(Aim of the exercise) Search the material and gather each line with "this" in it.

(Extracted records)
□ □ □ □

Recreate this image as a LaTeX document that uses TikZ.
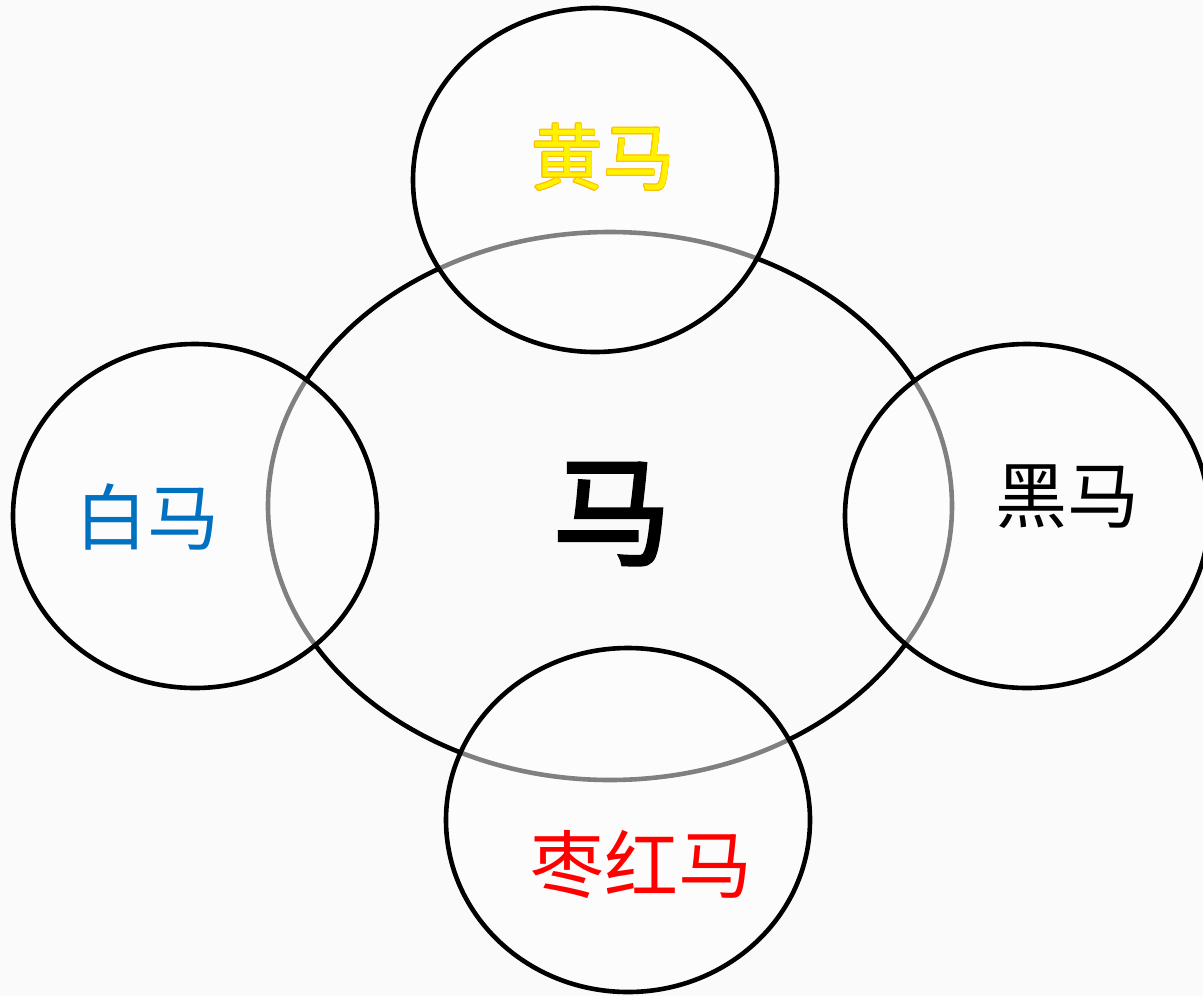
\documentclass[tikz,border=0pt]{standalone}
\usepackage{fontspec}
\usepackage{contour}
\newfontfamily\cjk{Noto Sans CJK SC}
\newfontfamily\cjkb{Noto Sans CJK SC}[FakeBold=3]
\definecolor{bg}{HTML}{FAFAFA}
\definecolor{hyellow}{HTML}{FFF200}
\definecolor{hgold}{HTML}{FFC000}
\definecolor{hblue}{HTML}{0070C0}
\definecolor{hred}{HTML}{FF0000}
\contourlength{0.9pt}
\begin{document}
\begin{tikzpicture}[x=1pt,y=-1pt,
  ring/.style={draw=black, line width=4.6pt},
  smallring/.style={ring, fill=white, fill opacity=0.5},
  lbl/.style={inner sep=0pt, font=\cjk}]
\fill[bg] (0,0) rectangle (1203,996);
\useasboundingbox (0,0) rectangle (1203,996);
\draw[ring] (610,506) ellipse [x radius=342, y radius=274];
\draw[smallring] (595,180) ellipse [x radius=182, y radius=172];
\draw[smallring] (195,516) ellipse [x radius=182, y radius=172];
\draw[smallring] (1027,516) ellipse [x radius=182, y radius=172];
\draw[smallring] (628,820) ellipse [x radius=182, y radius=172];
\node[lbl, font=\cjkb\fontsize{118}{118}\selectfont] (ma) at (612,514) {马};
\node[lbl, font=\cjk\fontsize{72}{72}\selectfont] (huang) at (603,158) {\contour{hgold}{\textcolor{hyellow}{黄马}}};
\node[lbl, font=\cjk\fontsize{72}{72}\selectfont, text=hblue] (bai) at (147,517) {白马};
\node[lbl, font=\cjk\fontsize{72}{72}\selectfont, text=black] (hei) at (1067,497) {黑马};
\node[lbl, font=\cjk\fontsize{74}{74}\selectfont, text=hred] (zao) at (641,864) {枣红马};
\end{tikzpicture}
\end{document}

□ □ □ □

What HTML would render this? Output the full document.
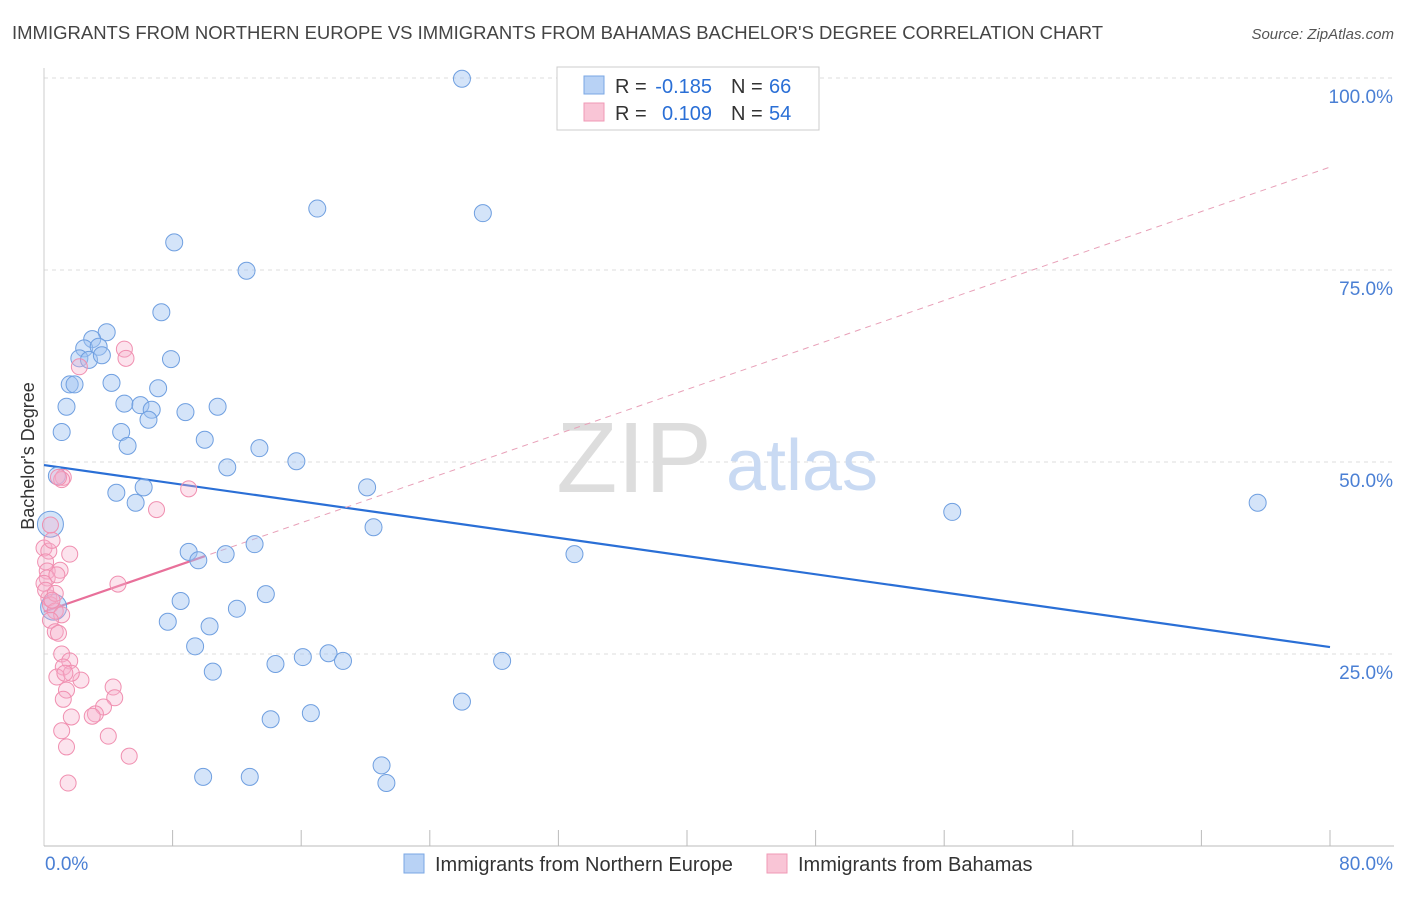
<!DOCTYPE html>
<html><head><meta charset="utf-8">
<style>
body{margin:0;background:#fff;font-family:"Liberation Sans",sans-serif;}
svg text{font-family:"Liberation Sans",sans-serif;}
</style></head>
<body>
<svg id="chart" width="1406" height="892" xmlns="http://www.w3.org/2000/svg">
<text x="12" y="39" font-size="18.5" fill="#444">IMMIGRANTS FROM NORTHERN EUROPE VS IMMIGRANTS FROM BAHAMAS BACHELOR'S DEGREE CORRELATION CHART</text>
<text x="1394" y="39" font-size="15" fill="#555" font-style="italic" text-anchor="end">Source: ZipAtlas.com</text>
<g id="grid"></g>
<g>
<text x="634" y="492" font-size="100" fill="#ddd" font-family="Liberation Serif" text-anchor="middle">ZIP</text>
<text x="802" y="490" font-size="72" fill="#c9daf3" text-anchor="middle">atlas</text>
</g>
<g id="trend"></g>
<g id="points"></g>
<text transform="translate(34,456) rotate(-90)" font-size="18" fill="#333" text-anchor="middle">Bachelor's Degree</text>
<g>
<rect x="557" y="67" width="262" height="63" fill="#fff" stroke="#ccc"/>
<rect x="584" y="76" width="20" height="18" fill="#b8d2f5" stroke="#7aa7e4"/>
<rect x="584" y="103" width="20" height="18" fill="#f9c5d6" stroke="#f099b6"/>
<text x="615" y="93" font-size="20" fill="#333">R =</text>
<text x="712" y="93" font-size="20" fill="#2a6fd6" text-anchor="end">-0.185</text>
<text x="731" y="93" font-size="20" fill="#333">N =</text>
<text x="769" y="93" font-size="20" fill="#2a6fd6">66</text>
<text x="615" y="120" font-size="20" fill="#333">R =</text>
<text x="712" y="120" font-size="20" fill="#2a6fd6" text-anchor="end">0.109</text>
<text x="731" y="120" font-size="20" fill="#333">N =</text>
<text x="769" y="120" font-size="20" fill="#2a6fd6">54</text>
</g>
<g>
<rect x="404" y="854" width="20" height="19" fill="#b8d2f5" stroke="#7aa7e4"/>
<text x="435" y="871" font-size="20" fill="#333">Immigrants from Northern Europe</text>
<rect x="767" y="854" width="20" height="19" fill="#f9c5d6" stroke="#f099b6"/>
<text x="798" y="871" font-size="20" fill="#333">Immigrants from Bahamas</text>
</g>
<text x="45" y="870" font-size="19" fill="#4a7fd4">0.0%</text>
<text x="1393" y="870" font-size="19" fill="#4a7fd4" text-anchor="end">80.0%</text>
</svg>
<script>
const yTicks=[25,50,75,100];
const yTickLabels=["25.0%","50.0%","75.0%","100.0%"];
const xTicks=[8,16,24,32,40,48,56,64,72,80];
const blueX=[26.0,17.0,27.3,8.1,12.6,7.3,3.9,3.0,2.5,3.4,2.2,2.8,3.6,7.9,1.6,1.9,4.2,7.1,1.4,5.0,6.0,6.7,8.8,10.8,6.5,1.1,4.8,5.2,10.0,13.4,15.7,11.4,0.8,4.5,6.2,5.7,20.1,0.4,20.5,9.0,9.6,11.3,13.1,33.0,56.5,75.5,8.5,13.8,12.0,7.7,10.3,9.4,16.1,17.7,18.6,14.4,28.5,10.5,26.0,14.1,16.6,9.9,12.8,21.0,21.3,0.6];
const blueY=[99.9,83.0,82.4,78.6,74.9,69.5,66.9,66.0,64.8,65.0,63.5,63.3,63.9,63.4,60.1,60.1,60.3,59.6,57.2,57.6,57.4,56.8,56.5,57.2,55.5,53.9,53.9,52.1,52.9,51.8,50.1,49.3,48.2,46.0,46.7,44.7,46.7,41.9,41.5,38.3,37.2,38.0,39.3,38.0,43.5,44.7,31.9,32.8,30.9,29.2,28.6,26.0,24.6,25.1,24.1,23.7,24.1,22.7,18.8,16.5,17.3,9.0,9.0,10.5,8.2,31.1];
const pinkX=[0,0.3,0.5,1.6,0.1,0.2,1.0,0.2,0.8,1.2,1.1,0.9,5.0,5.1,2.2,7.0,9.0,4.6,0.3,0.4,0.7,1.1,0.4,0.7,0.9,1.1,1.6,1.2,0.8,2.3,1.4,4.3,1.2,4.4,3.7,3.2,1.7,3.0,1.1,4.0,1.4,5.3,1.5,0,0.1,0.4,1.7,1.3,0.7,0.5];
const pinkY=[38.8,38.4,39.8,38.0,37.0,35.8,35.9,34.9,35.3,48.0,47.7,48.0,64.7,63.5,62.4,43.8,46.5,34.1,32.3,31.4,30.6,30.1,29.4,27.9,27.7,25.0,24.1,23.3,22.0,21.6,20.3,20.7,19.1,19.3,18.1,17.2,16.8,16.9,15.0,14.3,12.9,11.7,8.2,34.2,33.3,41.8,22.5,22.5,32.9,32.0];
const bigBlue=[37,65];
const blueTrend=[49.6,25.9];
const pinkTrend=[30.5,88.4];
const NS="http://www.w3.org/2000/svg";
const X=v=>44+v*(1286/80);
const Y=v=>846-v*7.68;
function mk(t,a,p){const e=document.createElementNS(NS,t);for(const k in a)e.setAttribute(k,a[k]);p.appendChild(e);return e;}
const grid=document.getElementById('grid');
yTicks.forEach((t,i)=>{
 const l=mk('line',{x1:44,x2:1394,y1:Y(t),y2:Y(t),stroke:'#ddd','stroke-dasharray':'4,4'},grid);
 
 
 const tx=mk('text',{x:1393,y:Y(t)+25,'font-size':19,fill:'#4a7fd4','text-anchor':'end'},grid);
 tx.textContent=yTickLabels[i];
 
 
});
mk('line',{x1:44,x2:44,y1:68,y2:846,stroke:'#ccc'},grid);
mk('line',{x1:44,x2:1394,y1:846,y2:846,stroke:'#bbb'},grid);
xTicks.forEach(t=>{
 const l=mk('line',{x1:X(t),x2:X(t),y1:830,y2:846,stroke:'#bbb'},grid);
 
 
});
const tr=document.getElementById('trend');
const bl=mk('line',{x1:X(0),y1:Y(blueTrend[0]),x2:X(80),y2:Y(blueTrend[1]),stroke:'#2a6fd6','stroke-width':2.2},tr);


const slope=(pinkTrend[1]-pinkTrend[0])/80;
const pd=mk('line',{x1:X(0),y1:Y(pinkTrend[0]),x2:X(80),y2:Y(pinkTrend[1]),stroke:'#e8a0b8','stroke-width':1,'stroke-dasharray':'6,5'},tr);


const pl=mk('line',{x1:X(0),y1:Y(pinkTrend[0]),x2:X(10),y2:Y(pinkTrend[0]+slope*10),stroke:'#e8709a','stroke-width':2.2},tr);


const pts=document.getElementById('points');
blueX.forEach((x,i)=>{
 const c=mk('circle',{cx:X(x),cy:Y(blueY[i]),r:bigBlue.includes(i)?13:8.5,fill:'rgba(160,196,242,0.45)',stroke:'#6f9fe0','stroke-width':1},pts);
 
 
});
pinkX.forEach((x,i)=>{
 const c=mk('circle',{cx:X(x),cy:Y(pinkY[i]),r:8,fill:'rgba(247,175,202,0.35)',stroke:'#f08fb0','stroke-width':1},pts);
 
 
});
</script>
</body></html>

□ □ □ □

(Task result)
Recreate this image as a LaTeX document that uses TikZ.
What HTML would render this? Output the full document.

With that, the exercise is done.